The territory will remain under a curfew on Thursday as India marks its independence day, a date usually accompanied by protests.
Local media reported some restrictions would be eased after Thursday, but said the communications shutdown would stay in place.
Delhi’s decision strips the disputed state of Kashmir and Jammu of any elements of autonomy, removing its constitution and flag, and scrapping laws that prevented outsiders from buying land. The state will also be split in two.
It is the most radical change in Kashmir since the region joined the Indian union, and many Kashmiris fear it will alter the demography of what is the country’s only Muslim-majority state.
“It’s an existential battle now,” the Kashmiri politician Shah Faesal told the Guardian on Tuesday. He was reportedly detained at Delhi airport on Wednesday.
Other high-profile politicians, including Omar Abdullah, the scion of a prominent political family in Kashmir, and a former chief minister in the state, were arrested last week.
Faesal said Delhi’s actions were “an insult to the dignity of the people”, adding: “My belief is that it will have immediate and long-term consequences. We will see ground mobilisation in the coming days and in the long run you will have sentiment of alienation going further and [it will] erupt.”
He continued: “The common refrain is that everything has finished. Everything has been snatched from us. These are the common lines on every Kashmiri’s lips these days. We have no choice left but to resist.”
Faesal was previously held up as an example of how Kashmiris could succeed in India’s mainstream.

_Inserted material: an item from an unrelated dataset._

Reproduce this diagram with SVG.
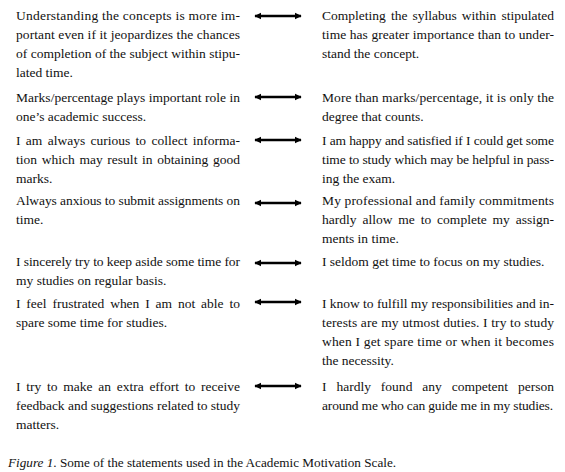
<svg xmlns="http://www.w3.org/2000/svg" width="565" height="472" viewBox="0 0 565 472">
<defs>
<marker id="ah" viewBox="0 0 10 10" refX="9" refY="5" markerWidth="3" markerHeight="3" orient="auto-start-reverse" markerUnits="strokeWidth">
<path d="M0,0 L10,5 L0,10 Z" fill="#000"/>
</marker>
<style>
text{font-family:"Liberation Serif","Times New Roman",serif;font-size:13.5px;fill:#111}
.cap{font-size:13.2px}
.arr{stroke:#000;stroke-width:2.4;fill:none;marker-start:url(#ah);marker-end:url(#ah)}
</style>
</defs>
<rect width="565" height="472" fill="#fff"/>
<g id="connectors">
<line class="arr" x1="255" y1="16" x2="301" y2="16"/>
<line class="arr" x1="255" y1="97" x2="301" y2="97"/>
<line class="arr" x1="255" y1="140" x2="301" y2="140"/>
<line class="arr" x1="255" y1="203" x2="301" y2="203"/>
<line class="arr" x1="255" y1="263" x2="301" y2="263"/>
<line class="arr" x1="255" y1="302" x2="301" y2="302"/>
<line class="arr" x1="255" y1="386" x2="301" y2="386"/>
</g>
<g id="row1-left">
<text x="16" y="19.5" textLength="224" lengthAdjust="spacing">Understanding the concepts is more im-</text>
<text x="16" y="38.5" textLength="224" lengthAdjust="spacing">portant even if it jeopardizes the chances</text>
<text x="16" y="57.5" textLength="224" lengthAdjust="spacing">of completion of the subject within stipu-</text>
<text x="16" y="76.5">lated time.</text>
</g>
<g id="row1-right">
<text x="322" y="19.5" textLength="232" lengthAdjust="spacing" word-spacing="1.7">Completing the syllabus within stipulated</text>
<text x="322" y="38.5" textLength="232" lengthAdjust="spacing">time has greater importance than to under-</text>
<text x="322" y="57.5">stand the concept.</text>
</g>
<g id="row2-left">
<text x="16" y="101.5" textLength="224" lengthAdjust="spacing">Marks/percentage plays important role in</text>
<text x="16" y="120.5">one’s academic success.</text>
</g>
<g id="row2-right">
<text x="322" y="101.5" textLength="232" lengthAdjust="spacing">More than marks/percentage, it is only the</text>
<text x="322" y="120.5">degree that counts.</text>
</g>
<g id="row3-left">
<text x="16" y="144.5" textLength="224" lengthAdjust="spacing" word-spacing="2">I am always curious to collect informa-</text>
<text x="16" y="163.5" textLength="224" lengthAdjust="spacing" word-spacing="1.3">tion which may result in obtaining good</text>
<text x="16" y="182.5">marks.</text>
</g>
<g id="row3-right">
<text x="322" y="144.5" textLength="232" lengthAdjust="spacing">I am happy and satisfied if I could get some</text>
<text x="322" y="163.5" textLength="232" lengthAdjust="spacing">time to study which may be helpful in pass-</text>
<text x="322" y="182.5">ing the exam.</text>
</g>
<g id="row4-left">
<text x="16" y="204.5" textLength="224" lengthAdjust="spacing">Always anxious to submit assignments on</text>
<text x="16" y="223.5">time.</text>
</g>
<g id="row4-right">
<text x="322" y="204.5" textLength="232" lengthAdjust="spacing">My professional and family commitments</text>
<text x="322" y="223.5" textLength="232" lengthAdjust="spacing" word-spacing="2.5">hardly allow me to complete my assign-</text>
<text x="322" y="242.5">ments in time.</text>
</g>
<g id="row5-left">
<text x="16" y="265.5" textLength="224" lengthAdjust="spacing">I sincerely try to keep aside some time for</text>
<text x="16" y="284.5">my studies on regular basis.</text>
</g>
<g id="row5-right">
<text x="322" y="265.5">I seldom get time to focus on my studies.</text>
</g>
<g id="row6-left">
<text x="16" y="308" textLength="224" lengthAdjust="spacing" word-spacing="2.5">I feel frustrated when I am not able to</text>
<text x="16" y="327">spare some time for studies.</text>
</g>
<g id="row6-right">
<text x="322" y="308" textLength="232" lengthAdjust="spacing">I know to fulfill my responsibilities and in-</text>
<text x="322" y="327" textLength="232" lengthAdjust="spacing">terests are my utmost duties. I try to study</text>
<text x="322" y="346" textLength="232" lengthAdjust="spacing">when I get spare time or when it becomes</text>
<text x="322" y="365">the necessity.</text>
</g>
<g id="row7-left">
<text x="16" y="390.5" textLength="224" lengthAdjust="spacing" word-spacing="2.4">I try to make an extra effort to receive</text>
<text x="16" y="409.5" textLength="224" lengthAdjust="spacing">feedback and suggestions related to study</text>
<text x="16" y="428.5">matters.</text>
</g>
<g id="row7-right">
<text x="322" y="390.5" textLength="232" lengthAdjust="spacing" word-spacing="6.5">I hardly found any competent person</text>
<text x="322" y="409.5" textLength="231" lengthAdjust="spacing">around me who can guide me in my studies.</text>
</g>
<g id="caption">
<text class="cap" x="8" y="466.5"><tspan font-style="italic">Figure 1</tspan>. Some of the statements used in the Academic Motivation Scale.</text>
</g>
</svg>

He left the Indian administrative service this year to launch a political party, the Jammu and Kashmir People’s Movement (JKPM).
Delhi’s actions had destroyed any remaining trust in mainstream politics, he said. “Anybody who used to promote the idea that it is possible to have a future with India – all those people are discredited today.”
About 500 people have reportedly been arrested since the security clampdown began, apparently to prevent disorder. Despite strict curfews and a heavy paramilitary presence, 10,000 people protested on the streets of Kashmir’s main city, Srinagar, last week when the curfew was briefly lifted for Friday prayers.
India has said the protests were not representative of all people’s opinions, and has downplayed demonstrations, initially suggesting no more than 20 people were involved. BBC footage appeared to show huge crowds on the streets.
The communications blackout and restrictions on movement mean there is a lack of independent information about what is happening in Kashmir. Satya Pal Malik, the state governor, told the Times of India the severing of communications was to prevent unrest.
“We don’t want to give that instrument to the enemy until things settle down,” he said. “In a week or 10 days, everything will be all right and we will gradually open lines of communication.”